Ramón Polo

Personal information
- Full name: Ramón Polo Pardo
- Date of birth: 13 April 1901
- Place of birth: Corcubión, Spain
- Date of death: 19 June 1966 (aged 65)
- Place of death: ?, Spain
- Position: Forward

Youth career
- Deportivo Guardés

Senior career*
- Years: Team / Apps / (Gls)
- ?–1923: Fortuna Vigo
- 1923–1935: Celta / 207 / (119)

International career
- 1927: Spain B / 1 / (0)
- 1925–1933: Spain / 2 / (0)
- 1923–1930: Galicia / 13 / (8)

Managerial career
- 1951–1952: SG Lucense

= Ramón Polo =

Spanish footballer and manager

Ramón Polo Pardo (13 April 1901 – 19 June 1966) was a Spanish footballer who played as an outside forward, and was a former manager.

==Club career==
Born in Corcubión, Province of A Coruña, Polo played his entire professional career with Celta de Vigo also in his native Galicia, after Real Fortuna Football Club merged with Real Vigo Sporting Club in 1923. He competed with the club in Segunda División and Tercera División, scoring an all-time best 159 goals in 259 games all competitions comprised even though he was not a pure striker.

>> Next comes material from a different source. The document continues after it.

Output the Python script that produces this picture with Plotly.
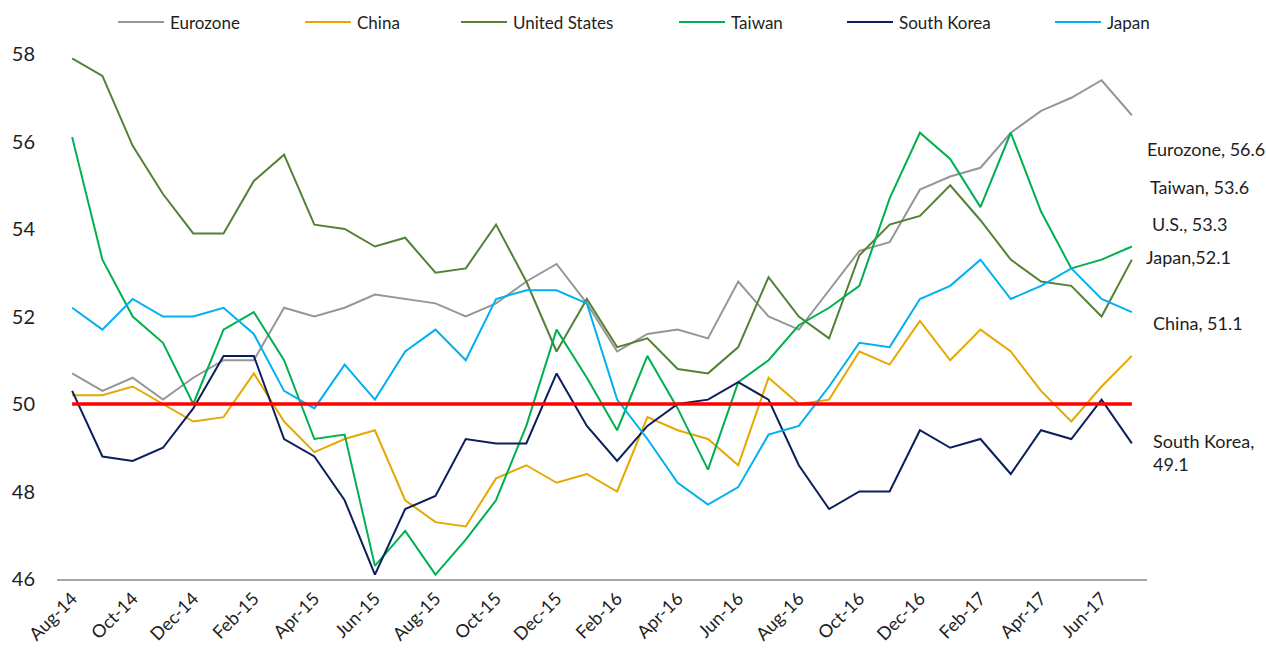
"""
PMI comparison chart — Eurozone, China, US, Taiwan, South Korea, Japan.
Monthly readings Aug-14 to Jul-17 with the 50 expansion/contraction line.
"""

import plotly.graph_objects as go

# ── Data ──────────────────────────────────────────────────────────────────────
months = [
    "Aug-14", "Sep-14", "Oct-14", "Nov-14", "Dec-14",
    "Jan-15", "Feb-15", "Mar-15", "Apr-15", "May-15", "Jun-15",
    "Jul-15", "Aug-15", "Sep-15", "Oct-15", "Nov-15", "Dec-15",
    "Jan-16", "Feb-16", "Mar-16", "Apr-16", "May-16", "Jun-16",
    "Jul-16", "Aug-16", "Sep-16", "Oct-16", "Nov-16", "Dec-16",
    "Jan-17", "Feb-17", "Mar-17", "Apr-17", "May-17", "Jun-17", "Jul-17",
]
tick_labels = months[::2]

eurozone = [50.7, 50.3, 50.6, 50.1, 50.6, 51.0, 51.0, 52.2, 52.0, 52.2, 52.5,
            52.4, 52.3, 52.0, 52.3, 52.8, 53.2, 52.3, 51.2, 51.6, 51.7, 51.5,
            52.8, 52.0, 51.7, 52.6, 53.5, 53.7, 54.9, 55.2, 55.4, 56.2, 56.7,
            57.0, 57.4, 56.6]
china = [50.2, 50.2, 50.4, 50.0, 49.6, 49.7, 50.7, 49.6, 48.9, 49.2, 49.4,
         47.8, 47.3, 47.2, 48.3, 48.6, 48.2, 48.4, 48.0, 49.7, 49.4, 49.2,
         48.6, 50.6, 50.0, 50.1, 51.2, 50.9, 51.9, 51.0, 51.7, 51.2, 50.3,
         49.6, 50.4, 51.1]
united_states = [57.9, 57.5, 55.9, 54.8, 53.9, 53.9, 55.1, 55.7, 54.1, 54.0, 53.6,
                 53.8, 53.0, 53.1, 54.1, 52.8, 51.2, 52.4, 51.3, 51.5, 50.8, 50.7,
                 51.3, 52.9, 52.0, 51.5, 53.4, 54.1, 54.3, 55.0, 54.2, 53.3, 52.8,
                 52.7, 52.0, 53.3]
taiwan = [56.1, 53.3, 52.0, 51.4, 50.0, 51.7, 52.1, 51.0, 49.2, 49.3, 46.3,
          47.1, 46.1, 46.9, 47.8, 49.5, 51.7, 50.6, 49.4, 51.1, 49.9, 48.5,
          50.5, 51.0, 51.8, 52.2, 52.7, 54.7, 56.2, 55.6, 54.5, 56.2, 54.4,
          53.1, 53.3, 53.6]
south_korea = [50.3, 48.8, 48.7, 49.0, 49.9, 51.1, 51.1, 49.2, 48.8, 47.8, 46.1,
               47.6, 47.9, 49.2, 49.1, 49.1, 50.7, 49.5, 48.7, 49.5, 50.0, 50.1,
               50.5, 50.1, 48.6, 47.6, 48.0, 48.0, 49.4, 49.0, 49.2, 48.4, 49.4,
               49.2, 50.1, 49.1]
japan = [52.2, 51.7, 52.4, 52.0, 52.0, 52.2, 51.6, 50.3, 49.9, 50.9, 50.1,
         51.2, 51.7, 51.0, 52.4, 52.6, 52.6, 52.3, 50.1, 49.2, 48.2, 47.7,
         48.1, 49.3, 49.5, 50.4, 51.4, 51.3, 52.4, 52.7, 53.3, 52.4, 52.7,
         53.1, 52.4, 52.1]
THRESHOLD = 50

series = [
    ("Eurozone", eurozone, "#969696"),
    ("China", china, "#E6A800"),
    ("United States", united_states, "#538135"),
    ("Taiwan", taiwan, "#00B050"),
    ("South Korea", south_korea, "#0B1F5C"),
    ("Japan", japan, "#00B0F0"),
]

# end-of-line labels: (text, left px, centre px)
end_labels = [
    ("Eurozone, 56.6", 1145, 149),
    ("Taiwan, 53.6", 1148, 187),
    ("U.S., 53.3", 1150, 224),
    ("Japan,52.1", 1144, 257),
    ("China, 51.1", 1151, 323),
    ("South Korea,<br>49.1", 1151, 452),
]

# legend entries: left edge of sample line in px
legend_x = [118, 305, 461, 679, 847, 1055]

# ── Layout helpers (pixel -> paper) ──────────────────────────────────────────
W, H = 1266, 656
ML, MR, MT, MB = 57, 119, 54, 77
PW, PH = W - ML - MR, H - MT - MB
FONT = "Lato, 'Open Sans', sans-serif"
TXT = "#1e1e1e"


def px_x(x):
    return (x - ML) / PW


def px_y(y):
    return (H - MB - y) / PH


fig = go.Figure()
for name, vals, col in series:
    fig.add_trace(go.Scatter(x=months, y=vals, mode="lines", name=name,
                             line=dict(color=col, width=2), showlegend=False))

# ── 50 line ──────────────────────────────────────────────────────────────────
fig.add_trace(go.Scatter(x=[months[0], months[-1]], y=[THRESHOLD, THRESHOLD],
                         mode="lines", line=dict(color="#FF0000", width=3.5),
                         showlegend=False, hoverinfo="skip"))

annotations = []
shapes = []
# ── Manual legend (Excel-style spacing) ──────────────────────────────────────
for (name, _, col), lx in zip(series, legend_x):
    shapes.append(dict(type="line", xref="paper", yref="paper",
                       x0=px_x(lx), x1=px_x(lx + 46), y0=px_y(22), y1=px_y(22),
                       line=dict(color=col, width=2)))
    annotations.append(dict(text=name, xref="paper", yref="paper",
                            x=px_x(lx + 50), y=px_y(22), xanchor="left",
                            yanchor="middle", showarrow=False,
                            font=dict(family=FONT, size=17, color=TXT)))

for text, lx, ly in end_labels:
    annotations.append(dict(text=text, xref="paper", yref="paper",
                            x=px_x(lx), y=px_y(ly), xanchor="left",
                            yanchor="middle", align="left", showarrow=False,
                            font=dict(family=FONT, size=18, color=TXT)))

fig.update_layout(
    width=W, height=H,
    margin=dict(l=ML, r=MR, t=MT, b=MB, autoexpand=False),
    paper_bgcolor="white", plot_bgcolor="white",
    font=dict(family=FONT, color=TXT),
    showlegend=False,
    annotations=annotations, shapes=shapes,
    xaxis=dict(type="category", range=[-0.5, len(months) - 0.5],
               tickvals=tick_labels, ticktext=tick_labels, tickangle=-45,
               tickfont=dict(size=18, color=TXT), showgrid=False,
               showline=True, linecolor="#A6A6A6", linewidth=2, ticks="",
               automargin=False),
    yaxis=dict(range=[46, 58], tickvals=[46, 48, 50, 52, 54, 56, 58],
               tickfont=dict(size=20, color=TXT), showgrid=False,
               zeroline=False, showline=False, ticks="", ticklabelstandoff=21,
               automargin=False),
)

# page body has a default 8px margin; drop it so the figure sits at 0,0
fig.write_html("out.html", config={"displayModeBar": False},
               post_script="document.body.style.margin='0';")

Having studied in his youth to be a priest, Polo was known in Argentina as the black shadow of Américo Tesoriere, as he was the only European player capable of scoring against him. In a game against Deportivo de La Coruña, he converted a penalty kick with a broken fibula.

Polo retired in 1935 at the age of 34, going on to manage SG Lucense in the second level in the early 50s. He died on 19 June 1966, aged 65.

==International career==
Polo gained two caps for Spain during seven years, in as many friendlies. His debut took place on 4 October 1925, in a 1–0 win over Hungary in Budapest.